If we revisit the issues that have made headlines in the e-commerce space in recent years, three broad concerns come to light that consequently aided companies like Amazon and Flipkart to monopolise ecommerce in India. The first area of concern is the abuse of aggregator superpowers through the inventory model. The second is deep discounting practices, which kicked brick-and-mortar stores out of the race. The third area of concern pertains to anti-competition practices such as imitating products and using algorithms to manipulate search results to influence consumers to buy these products.

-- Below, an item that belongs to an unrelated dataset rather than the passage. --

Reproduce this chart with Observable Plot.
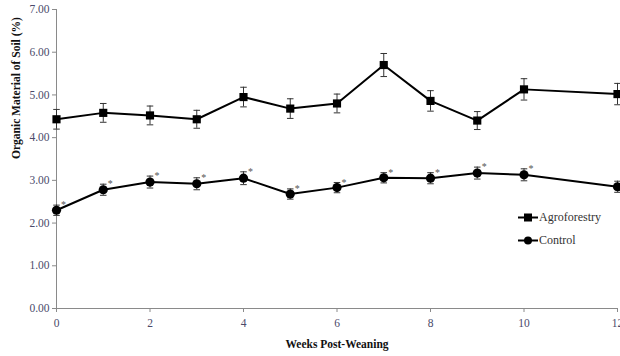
<!DOCTYPE html>
<html>
<head>
<meta charset="utf-8">
<script src="https://cdn.jsdelivr.net/npm/d3@7"></script>
<script src="https://cdn.jsdelivr.net/npm/@observablehq/plot@0.6"></script>
<style>
  html, body { margin: 0; padding: 0; background: #fff; }
  #wrap { position: relative; width: 620px; height: 356px; font-family: 'Liberation Serif', 'DejaVu Serif', serif; }
  #wrap svg, #wrap svg text { font-family: 'Liberation Serif', 'DejaVu Serif', serif !important; }
  #legend { position: absolute; left: 518px; top: 206px; font-size: 12px; color: #333; }
  #legend .row { display: flex; align-items: center; height: 23px; }
  #legend svg { margin-right: 1px; }
</style>
</head>
<body>
<div id="wrap"></div>
<script>
const weeks = [0, 1, 2, 3, 4, 5, 6, 7, 8, 9, 10, 12];
const agroforestry = [4.43, 4.58, 4.52, 4.43, 4.95, 4.68, 4.80, 5.70, 4.86, 4.40, 5.13, 5.02];
const agroforestryErr = [0.23, 0.22, 0.22, 0.21, 0.23, 0.23, 0.22, 0.27, 0.24, 0.21, 0.25, 0.25];
const control = [2.30, 2.78, 2.96, 2.92, 3.05, 2.68, 2.83, 3.06, 3.05, 3.17, 3.13, 2.85];
const controlErr = [0.12, 0.13, 0.14, 0.14, 0.15, 0.12, 0.12, 0.12, 0.13, 0.14, 0.14, 0.13];
const significant = [true, true, true, true, true, true, true, true, true, true, true, false];
const xTicks = [0, 2, 4, 6, 8, 10, 12];
const yTicks = [0, 1, 2, 3, 4, 5, 6, 7];
const seriesNames = ["Agroforestry", "Control"];

const rows = [];
weeks.forEach((w, i) => {
  rows.push({series: seriesNames[0], week: w, value: agroforestry[i], err: agroforestryErr[i], sig: false});
  rows.push({series: seriesNames[1], week: w, value: control[i], err: controlErr[i], sig: significant[i]});
});
const agro = rows.filter(d => d.series === seriesNames[0]);
const ctrl = rows.filter(d => d.series === seriesNames[1]);
const capHalf = 0.07;

const chart = Plot.plot({
  width: 620,
  height: 356,
  marginLeft: 56,
  marginRight: 3,
  marginTop: 9,
  marginBottom: 48,
  style: {fontFamily: "'Liberation Serif', 'DejaVu Serif', serif", fontSize: "11.5px", background: "#fff"},
  x: {domain: [0, 12]},
  y: {domain: [0, 7]},
  marks: [
    Plot.ruleX([0], {stroke: "#8a8a8a", strokeWidth: 1}),
    Plot.ruleY([0], {stroke: "#8a8a8a", strokeWidth: 1}),
    Plot.axisX({ticks: xTicks, tickSize: 4, tickPadding: 6, stroke: "#8a8a8a", fill: "#4a4a6a", fontSize: 11.5, label: null, tickFormat: d3.format("d")}),
    Plot.axisY({ticks: yTicks, tickSize: 4, tickPadding: 3, stroke: "#8a8a8a", fill: "#4a4a6a", fontSize: 11.5, label: null, tickFormat: d3.format(".2f")}),
    // error bars
    Plot.ruleX(rows, {x: "week", y1: d => d.value - d.err, y2: d => d.value + d.err, stroke: "#333", strokeWidth: 1}),
    Plot.link(rows, {x1: d => d.week - capHalf, x2: d => d.week + capHalf, y1: d => d.value + d.err, y2: d => d.value + d.err, stroke: "#333", strokeWidth: 1}),
    Plot.link(rows, {x1: d => d.week - capHalf, x2: d => d.week + capHalf, y1: d => d.value - d.err, y2: d => d.value - d.err, stroke: "#333", strokeWidth: 1}),
    // lines
    Plot.line(agro, {x: "week", y: "value", stroke: "#000", strokeWidth: 2}),
    Plot.line(ctrl, {x: "week", y: "value", stroke: "#000", strokeWidth: 2}),
    // markers
    Plot.dot(agro, {x: "week", y: "value", symbol: "square", r: 4.6, fill: "#000", stroke: "none"}),
    Plot.dot(ctrl, {x: "week", y: "value", symbol: "circle", r: 4.6, fill: "#000", stroke: "none"}),
    // significance asterisks
    Plot.text(ctrl.filter(d => d.sig), {x: "week", y: d => d.value + d.err, text: () => "*", dx: 7, dy: 0, fontSize: 10, fill: "#555"}),
    // axis titles
    Plot.text(["Weeks Post-Weaning"], {frameAnchor: "bottom", dy: 39, fontWeight: "bold", fontSize: 11.5, fill: "#111"}),
    Plot.text(["Organic Material of Soil (%)"], {frameAnchor: "left", dx: -40, rotate: -90, fontWeight: "bold", fontSize: 11.5, fill: "#111"})
  ]
});

const wrap = document.getElementById("wrap");
wrap.appendChild(chart);

const legend = document.createElement("div");
legend.id = "legend";
const symbols = ["square", "circle"];
seriesNames.forEach((name, i) => {
  const row = document.createElement("div");
  row.className = "row";
  const sym = symbols[i] === "square"
    ? '<rect x="6" y="2.5" width="8" height="8" fill="#000"/>'
    : '<circle cx="10" cy="6.5" r="4" fill="#000"/>';
  row.innerHTML = '<svg width="20" height="13"><line x1="0" x2="20" y1="6.5" y2="6.5" stroke="#000" stroke-width="2"/>' + sym + '</svg><span>' + name + '</span>';
  legend.appendChild(row);
});
wrap.appendChild(legend);
</script>
</body>
</html>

According to a Reuters estimate, Amazon and Walmart's Flipkart currently control more than 60 per cent of the market. Monopolies or duopolies are hindrances to establishing a free market, a concept that the government encourages. Post demonetisation, when wallet-based digital payments saw a boom, the government's aggressive push for the Unified Payments Interface (UPI) platform changed the game. A year after that, UPI beat e-wallets in terms of the value of transactions. In May this year, the platform crossed the milestone of Rs 10 trillion worth of transactions, processing nearly six billion payments during the month.
On 29 April, when the government launched the Open Network for Digital Commerce (ONDC), the intention certainly was a replay of the UPI success story in the eCommerce space. Ironically, a day before the launch, the Competition Commission of India (CCI), raided Amazon and Flipkart over unethical practices that were creating a divide between corporate sellers and small businesses on their platforms.